West Australian Premier Colin Barnett has broken step with the Federal LNP, encouraging the state to move itself away from coal-fired power.

Colin Barnett embraced a call made by US President Barack Obama at the G20 summit on the weekend, saying Australia needs to more bold in its emission reduction targets.

Obama made a well-received speech to University of Queensland students on Saturday, which some see as embarrassing for PM Tony Abbott's determination to keep the world running on coal.

Colin Barnett said he was struck by the way the Obama was able to connect with the students, and that talking positively about change could be a way to get more youngsters on the LNP’s side.

“Obama appealed to those young people and their applause gave me a message that the younger generation is looking for more to be done on climate change - and I'll tell you that chatting to a couple of politicians leaving afterwards, they had a similar view,” Mr Barnett said.

He said young voters may get on board if government were seen to move themselves off coal power.

“While it's a bit of a West Australian view, for me the most effective thing that Australia can do is to ensure that more of our new power generation is at least gas-fired and not coal,” he said.

“That's not popular on the east coast but it's a costless and simple way to reduce emissions to have a power generation system in the future across Australia which is based on natural gas.”

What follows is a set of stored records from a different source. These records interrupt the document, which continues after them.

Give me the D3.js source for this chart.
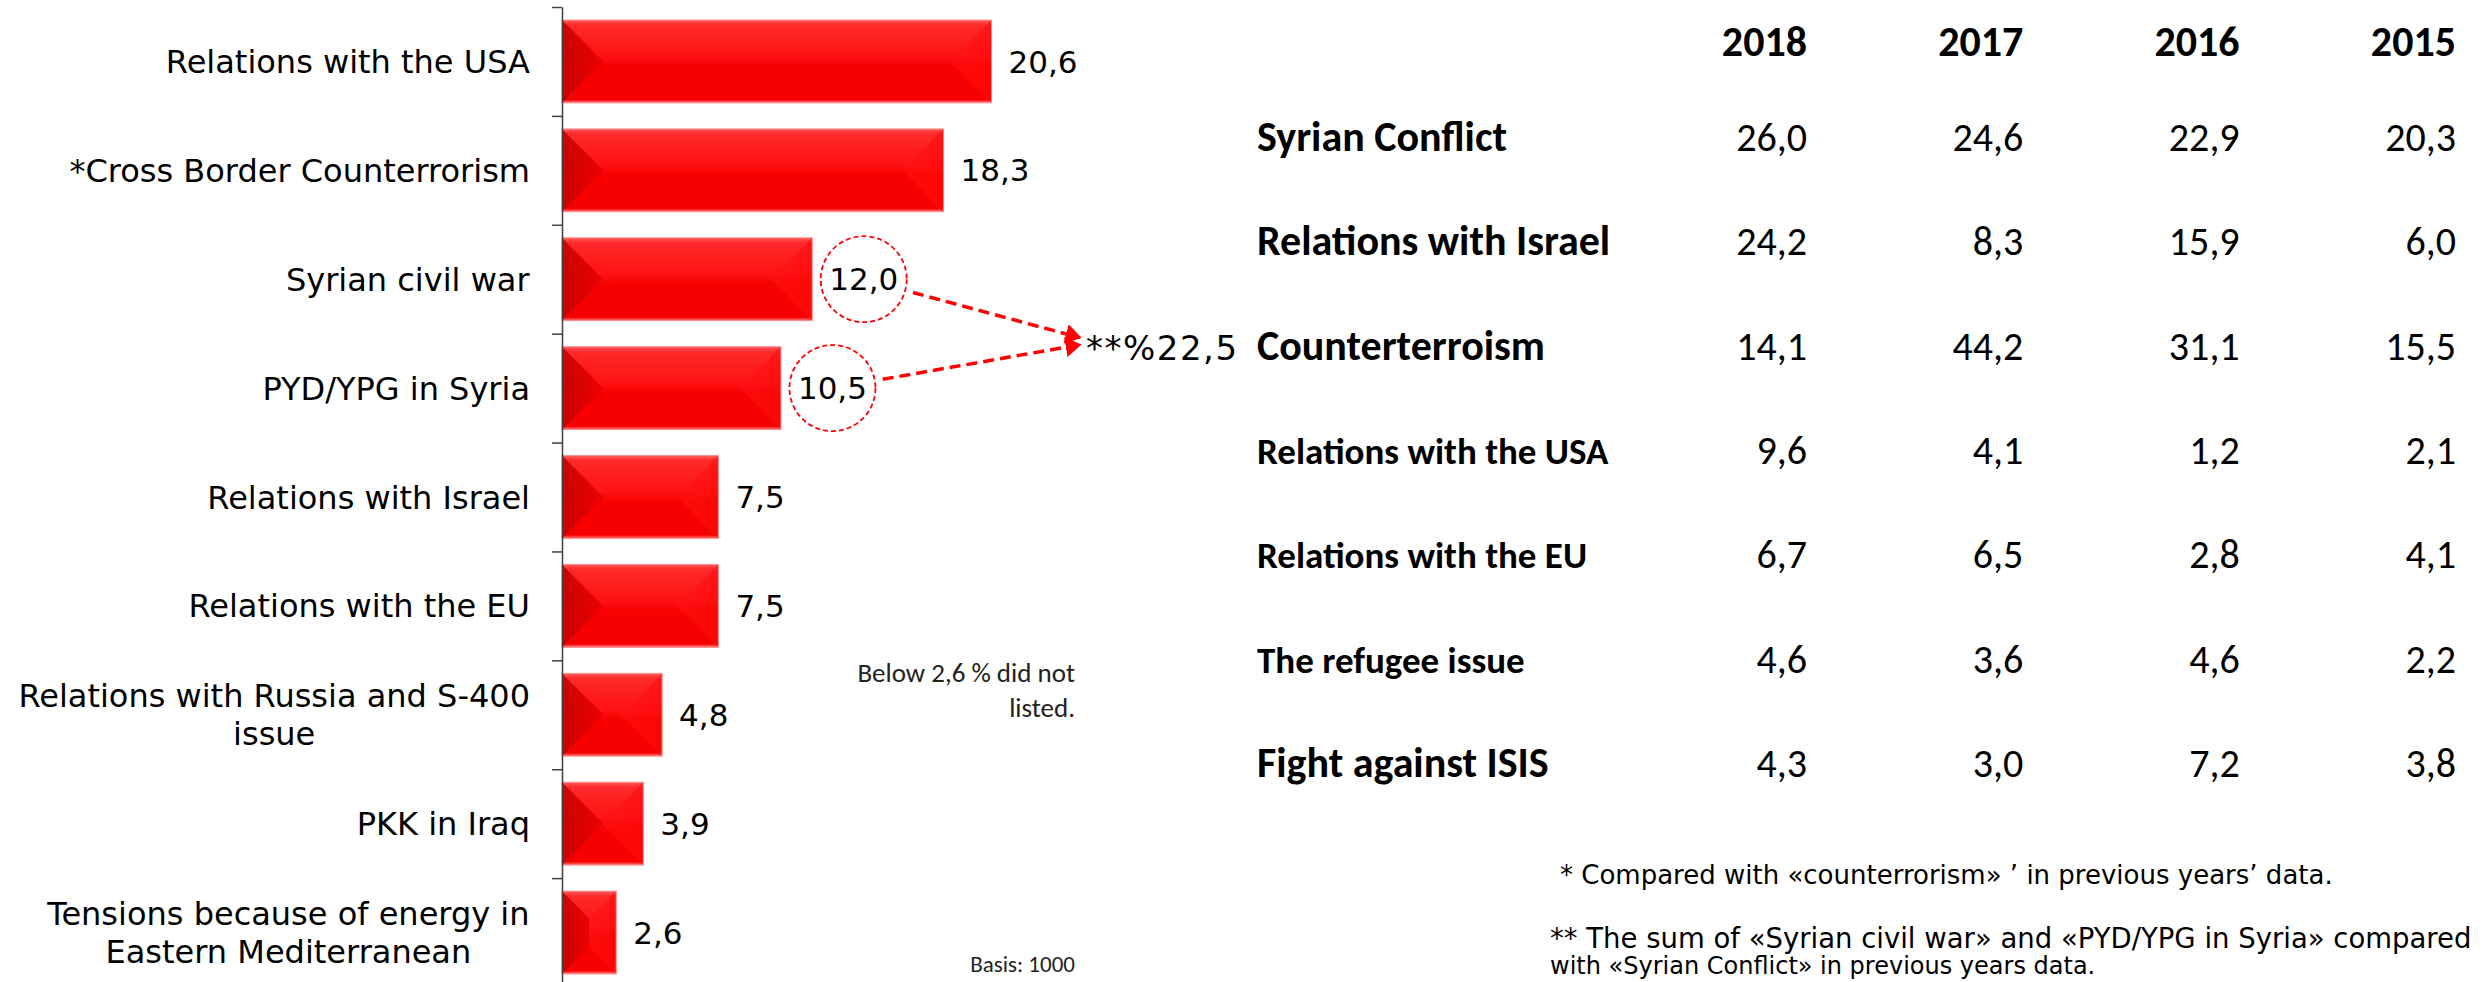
<!DOCTYPE html>
<html>
<head>
<meta charset="utf-8">
<script src="https://cdnjs.cloudflare.com/ajax/libs/d3/7.8.5/d3.min.js"></script>
<style>
  body { margin: 0; background: #fff; }
  svg { display: block; }
</style>
</head>
<body>
<svg id="chart"></svg>
<script>
// jshint esversion:6

// left chart: 2019 answers
let categories = [
  "Relations with the USA",
  "*Cross Border Counterrorism",
  "Syrian civil war",
  "PYD/YPG in Syria",
  "Relations with Israel",
  "Relations with the EU",
  "Relations with Russia and S-400\nissue",
  "PKK in Iraq",
  "Tensions because of energy in\nEastern Mediterranean"
];
let values = [20.6, 18.3, 12.0, 10.5, 7.5, 7.5, 4.8, 3.9, 2.6];
let circled = ["Syrian civil war", "PYD/YPG in Syria"];
let combinedLabel = "**%22,5";
let noteLines = ["Below 2,6 % did not", "listed."];
let basisText = "Basis: 1000";

// right table: previous years
let years = ["2018", "2017", "2016", "2015"];
let topics = [
  "Syrian Conflict",
  "Relations with Israel",
  "Counterterroism",
  "Relations with the USA",
  "Relations with the EU",
  "The refugee issue",
  "Fight against ISIS"
];
let v2018 = [26.0, 24.2, 14.1, 9.6, 6.7, 4.6, 4.3];
let v2017 = [24.6, 8.3, 44.2, 4.1, 6.5, 3.6, 3.0];
let v2016 = [22.9, 15.9, 31.1, 1.2, 2.8, 4.6, 7.2];
let v2015 = [20.3, 6.0, 15.5, 2.1, 4.1, 2.2, 3.8];
let footnotes = [
  "* Compared with «counterrorism» ’ in previous years’ data.",
  "** The sum of «Syrian civil war» and «PYD/YPG in Syria» compared",
  "with «Syrian Conflict» in previous years data."
];

let width = 2483;
let height = 982;

let svg = d3.select('#chart')
  .attr('width', width)
  .attr('height', height);

let fmt = d3.formatLocale({ decimal: ",", thousands: ".", grouping: [3], currency: ["", ""] }).format(".1f");

let tahoma = "'DejaVu Sans', Verdana, sans-serif";
let calibri = "Carlito, Calibri, Lato, sans-serif";

let xScale;
let yScale;

let generateScales = () => {
  xScale = d3.scaleLinear()
    .domain([0, 25])
    .range([562, 562 + 25 * 20.85]);

  yScale = d3.scaleBand()
    .domain(categories)
    .range([7, 987])
    .paddingInner(0.24)
    .paddingOuter(0.12);
};

let defs = svg.append('defs');

let makeGradient = (id, x2, y2, stops) => {
  let g = defs.append('linearGradient')
    .attr('id', id)
    .attr('x1', 0).attr('y1', 0)
    .attr('x2', x2).attr('y2', y2);
  stops.forEach(s => {
    g.append('stop').attr('offset', s[0]).attr('stop-color', s[1]);
  });
};

makeGradient('barFill', 0, 1, [
  [0, '#ff5a5a'], [0.06, '#ff2a2a'], [0.45, '#ff1111'],
  [0.55, '#f80000'], [0.96, '#f80000'], [1, '#ff7a7a']
]);
makeGradient('leftBevel', 1, 0, [[0, '#c40000'], [1, '#ea0000']]);
makeGradient('rightBevel', 1, 0, [[0, '#ff1414'], [1, '#ff0a0a']]);

defs.append('marker')
  .attr('id', 'arrowHead')
  .attr('viewBox', '0 0 10 10')
  .attr('refX', 9)
  .attr('refY', 5)
  .attr('markerUnits', 'userSpaceOnUse')
  .attr('markerWidth', 16)
  .attr('markerHeight', 20)
  .attr('preserveAspectRatio', 'none')
  .attr('orient', 'auto')
  .append('path')
  .attr('d', 'M0,0L10,5L0,10Z')
  .attr('fill', '#ff0000');

let drawBars = () => {
  let bars = svg.append('g')
    .selectAll('g')
    .data(categories.map((c, i) => ({ cat: c, value: values[i] })))
    .enter()
    .append('g');

  bars.each(function (d) {
    let g = d3.select(this);
    let x0 = xScale(0);
    let x1 = xScale(d.value);
    let y0 = yScale(d.cat);
    let h = yScale.bandwidth();
    let b = Math.min(h / 2, (x1 - x0) / 2);

    g.append('rect')
      .attr('x', x0)
      .attr('y', y0)
      .attr('width', x1 - x0)
      .attr('height', h)
      .attr('fill', 'url(#barFill)');

    g.append('polygon')
      .attr('points', [[x0, y0], [x0 + b, y0 + b], [x0 + b, y0 + h - b], [x0, y0 + h]].join(' '))
      .attr('fill', 'url(#leftBevel)')
      .attr('opacity', 0.9);

    g.append('polygon')
      .attr('points', [[x1, y0], [x1 - b, y0 + b], [x1 - b, y0 + h - b], [x1, y0 + h]].join(' '))
      .attr('fill', 'url(#rightBevel)')
      .attr('opacity', 0.6);

    g.append('rect')
      .attr('x', x0)
      .attr('y', y0)
      .attr('width', x1 - x0)
      .attr('height', h)
      .attr('fill', 'none')
      .attr('stroke', '#ff8a8a')
      .attr('stroke-width', 1);
  });
};

let drawAxis = () => {
  let tickScale = d3.scaleLinear()
    .domain([0, categories.length])
    .range(yScale.range());

  let axis = svg.append('g')
    .attr('transform', 'translate(' + xScale(0) + ',0)')
    .call(d3.axisLeft(tickScale)
      .tickValues(d3.range(categories.length + 1))
      .tickFormat('')
      .tickSizeInner(10)
      .tickSizeOuter(0));

  axis.select('.domain').attr('stroke', '#404040').attr('stroke-width', 1.5);
  axis.selectAll('.tick line').attr('stroke', '#404040').attr('stroke-width', 1.5);
};

let drawLabels = () => {
  let mid = d => yScale(d) + yScale.bandwidth() / 2;

  let labels = svg.append('g')
    .selectAll('text')
    .data(categories)
    .enter()
    .append('text')
    .attr('font-family', tahoma)
    .attr('font-size', 32)
    .attr('fill', '#000')
    .attr('text-anchor', 'middle');

  labels.each(function (d) {
    let lines = d.split('\n');
    let t = d3.select(this);
    lines.forEach((line, i) => {
      t.append('tspan')
        .attr('x', 0)
        .attr('y', mid(d) + (i - (lines.length - 1) / 2) * 38)
        .attr('dy', '0.36em')
        .text(line);
    });
    // right align the whole block on the label edge
    let w = this.getBBox().width;
    t.selectAll('tspan').attr('x', 530 - w / 2);
  });

  svg.append('g')
    .selectAll('text')
    .data(categories)
    .enter()
    .append('text')
    .attr('class', 'value')
    .attr('x', (d, i) => xScale(values[i]) + 17)
    .attr('y', d => mid(d))
    .attr('dy', '0.36em')
    .attr('font-family', tahoma)
    .attr('font-size', 31)
    .attr('fill', '#000')
    .text((d, i) => fmt(values[i]));
};

// ---- table scales ----
let colScale = d3.scalePoint().domain(years).range([1807, 2456]);
let rowScale = d3.scalePoint().domain(topics).range([151, 777]);

let drawAnnotation = () => {
  let annX = 1086;
  let annY = rowScale(topics[2]);

  svg.append('text')
    .attr('x', annX)
    .attr('y', annY)
    .attr('font-family', tahoma)
    .attr('font-size', 34)
    .attr('letter-spacing', 1.5)
    .attr('fill', '#000')
    .text(combinedLabel);

  let tips = [[annX - 6, annY - 22], [annX - 6, annY - 15]];

  svg.selectAll('.value')
    .filter(d => circled.includes(d))
    .each(function (d) {
      let bb = this.getBBox();
      let cx = bb.x + bb.width / 2;
      let cy = yScale(d) + yScale.bandwidth() / 2;
      let r = 43;
      let tip = tips[circled.indexOf(d)];

      svg.append('circle')
        .attr('cx', cx)
        .attr('cy', cy)
        .attr('r', r)
        .attr('fill', 'none')
        .attr('stroke', '#ff0000')
        .attr('stroke-width', 1.8)
        .attr('stroke-dasharray', '5,3');

      let dx = tip[0] - cx;
      let dy = tip[1] - cy;
      let len = Math.sqrt(dx * dx + dy * dy);
      let gap = r + 8;

      svg.append('line')
        .attr('x1', cx + dx / len * gap)
        .attr('y1', cy + dy / len * gap)
        .attr('x2', tip[0])
        .attr('y2', tip[1])
        .attr('stroke', '#ff0000')
        .attr('stroke-width', 3.5)
        .attr('stroke-dasharray', '11,6')
        .attr('marker-end', 'url(#arrowHead)');
    });
};

let drawNotes = () => {
  svg.append('text')
    .attr('text-anchor', 'end')
    .attr('font-family', calibri)
    .attr('font-weight', 300)
    .attr('font-size', 27)
    .attr('fill', '#222')
    .selectAll('tspan')
    .data(noteLines)
    .enter()
    .append('tspan')
    .attr('x', 1075)
    .attr('y', (d, i) => 682 + i * 35)
    .text(d => d);

  svg.append('text')
    .attr('x', 1075)
    .attr('y', 972)
    .attr('text-anchor', 'end')
    .attr('font-family', calibri)
    .attr('font-size', 23)
    .attr('fill', '#222')
    .text(basisText);
};

let drawTable = () => {
  let series = [v2018, v2017, v2016, v2015];
  let labelSize = d => {
    if (d === "Relations with the USA" || d === "Relations with the EU") return 37;
    if (d === "The refugee issue") return 37;
    return 42;
  };

  svg.append('g')
    .selectAll('text')
    .data(years)
    .enter()
    .append('text')
    .attr('x', d => colScale(d))
    .attr('y', 56)
    .attr('text-anchor', 'end')
    .attr('font-family', calibri)
    .attr('font-weight', 'bold')
    .attr('font-size', 42)
    .attr('fill', '#000')
    .text(d => d);

  svg.append('g')
    .selectAll('text')
    .data(topics)
    .enter()
    .append('text')
    .attr('x', 1257)
    .attr('y', d => rowScale(d))
    .attr('font-family', calibri)
    .attr('font-weight', 'bold')
    .attr('font-size', labelSize)
    .attr('fill', '#000')
    .text(d => d);

  years.forEach((yr, j) => {
    svg.append('g')
      .selectAll('text')
      .data(series[j])
      .enter()
      .append('text')
      .attr('x', colScale(yr))
      .attr('y', (d, i) => rowScale(topics[i]))
      .attr('text-anchor', 'end')
      .attr('font-family', calibri)
      .attr('font-size', 40)
      .attr('fill', '#000')
      .text(d => fmt(d));
  });

  svg.append('g')
    .selectAll('text')
    .data(footnotes)
    .enter()
    .append('text')
    .attr('x', (d, i) => i === 0 ? 1560 : 1550)
    .attr('y', (d, i) => [884, 948, 974][i])
    .attr('font-family', tahoma)
    .attr('font-size', (d, i) => [26, 27.5, 24][i])
    .attr('fill', '#000')
    .text(d => d);
};

generateScales();
drawBars();
drawAxis();
drawLabels();
drawTable();
drawAnnotation();
drawNotes();
</script>
</body>
</html>
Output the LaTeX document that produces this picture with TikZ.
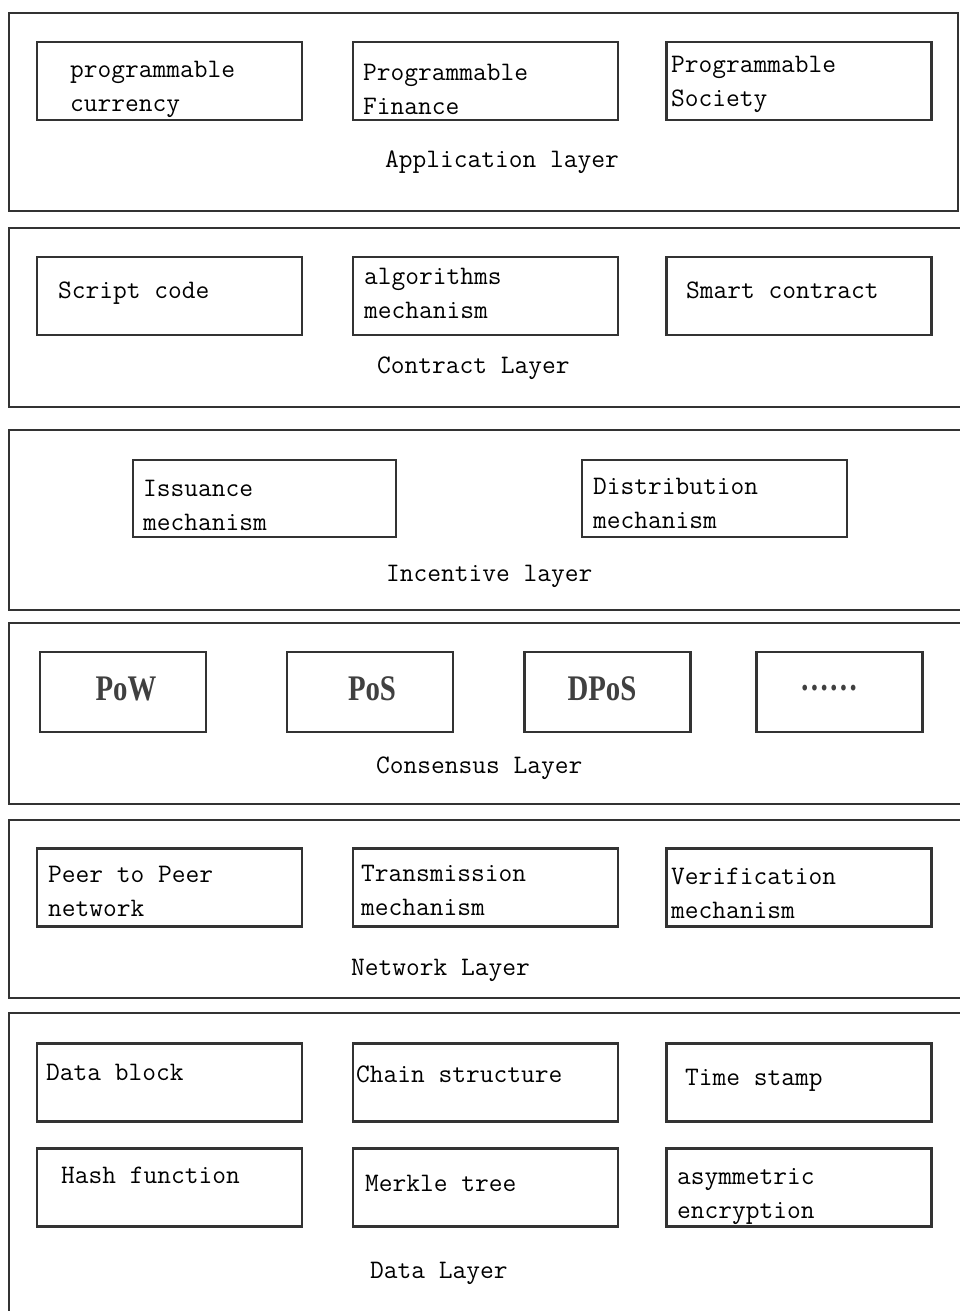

“That's one of the ironies: while WA is about 50 per cent gas, on the east coast we've got all this coal seam gas but it's all being exported,” he said.

As of last month, PM Tony Abbott said coal was “good for humanity”, despite disparaging comments about the energy source from world leaders during the G20's session on energy.

“Coal is going to be, now and for the foreseeable future, a very important part of the world's energy needs,” Mr Abbott said.

“It has to be because if it's not we are never going to provide energy to the 1.3 billion people who don't have it.”